Friday, 22 August 2014

Top 10 African cities of the future

By 2040, Africa will experience faster economic growth than any other region and is expected to have the biggest labour force in the world, according to PwC’s latest Global Economy Watch, which puts the spotlight on the largest cities in sub-Saharan Africa.
As companies around the world look to exploit the widely reported untapped potential on the continent, the question now is, where can one focus if they want to expand their activities in sub-Saharan Africa (SSA)?
Most major corporations are already active in at least one of the four largest cities in SSA – Lagos, Kinshasa, Nairobi and Johannesburg. But, according to PwC economists, it is the ‘Next 10’ biggest cities in the region that should be exciting foreign investors. The population of these cities is projected to almost double by 2030, growing by around 32 million people.

Next 10 biggest cities

  1. Dar es Salaam (Tanzania)
  2. Luanda (Angola)
  3. Khartoum (Sudan)
  4. Abidjan (Cote d'Ivoire)
  5. Nairobi (Kenya)
  6. Kano (Nigeria)
  7. Dakar (Senegal)
  8. Ouagadougou (Burkina Faso)
  9. Addis Ababa (Ethiopia)
  10. Ibadan (Nigeria)

Top 3 cities

  1. Lagos (Nigeria)
  2. Kinshasa (DRC)
  3. Johannesburg (South Africa)

The latest UN projections show that by 2030 two of the ‘Next 10’ – Dar es Salaam and Luanda – could have bigger populations than London has now.
Cities are the typical entry points for businesses trying to expand into new overseas markets, because they enable closer interaction with customers in a relatively small geographic space, which in turn helps contain distribution costs.
One of the key factors that drive economic growth is the number of people of working age. PwC expects a bigger and younger urban population to be associated with strong GDP growth. The firm’s analysis shows that economic activity in the ‘Next 10’ cities could grow to about $140-billion by 2030. “This is roughly equivalent to the current annual output of Hungary,’ says Stanley Subramoney, Strategy leader of PwC’s South Market Region
This is a comparatively conservative estimate by PwC that assumes no real exchange rate appreciation despite relatively strong projected growth in these SSA economies.
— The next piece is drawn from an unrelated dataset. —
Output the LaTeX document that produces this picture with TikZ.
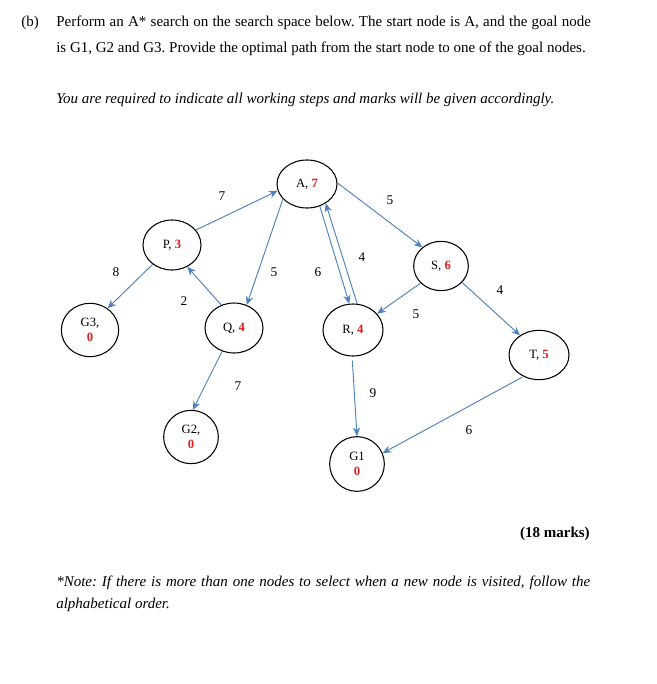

More people, bigger business opportunities

One of the key factors that drive economic growth is the number of people of working age. PwC expects a bigger and younger urban population to be associated with strong GDP growth. Several trends are responsible for the increasing appeal of the region to international investors. These include high GDP growth rates, rapid urbanisation and the “demographic edge”. Other economic factors are the big new discoveries of natural reasons, substantial investment in infrastructure, sustained growth in per capital incomes and the growing ability of countries to raise project financing on international capital markets.

The three big hurdles 

There are however three problems that could slow the pace at which the ‘Next 10’ biggest cities in sub-Saharan Africa grow, says the report. These are issues that African countries have been trying to tackle for many decades with limited success:
Low quality of 'hard' infrastructure like highways, airports and trains, which increases the cost of doing business, eats away at business profits and discourages investment.
Inadequate 'soft' infrastructure like schools and universities, which could lead to a persistent skills gap that hampers long-term business growth.
Growing pains stemming from the inability of regulators and policymakers to manage effectively a larger and more complex economic system as growth proceeds. These problems could, for example, lead to credit or property bubbles as a result of rapid economic growth, or a failure to tackle issues relating to corruption and excessive bureaucracy that deter international investment.

Looking ahead
The challenges that policy makers face is to convert Africa’s demographic dividend into economic reality by overcoming these hurdles. “History suggests this will not be a quick or easy process. Investors should form their own plans to mitigate these problems by supporting infrastructure skills and development programmes,” says Stanley.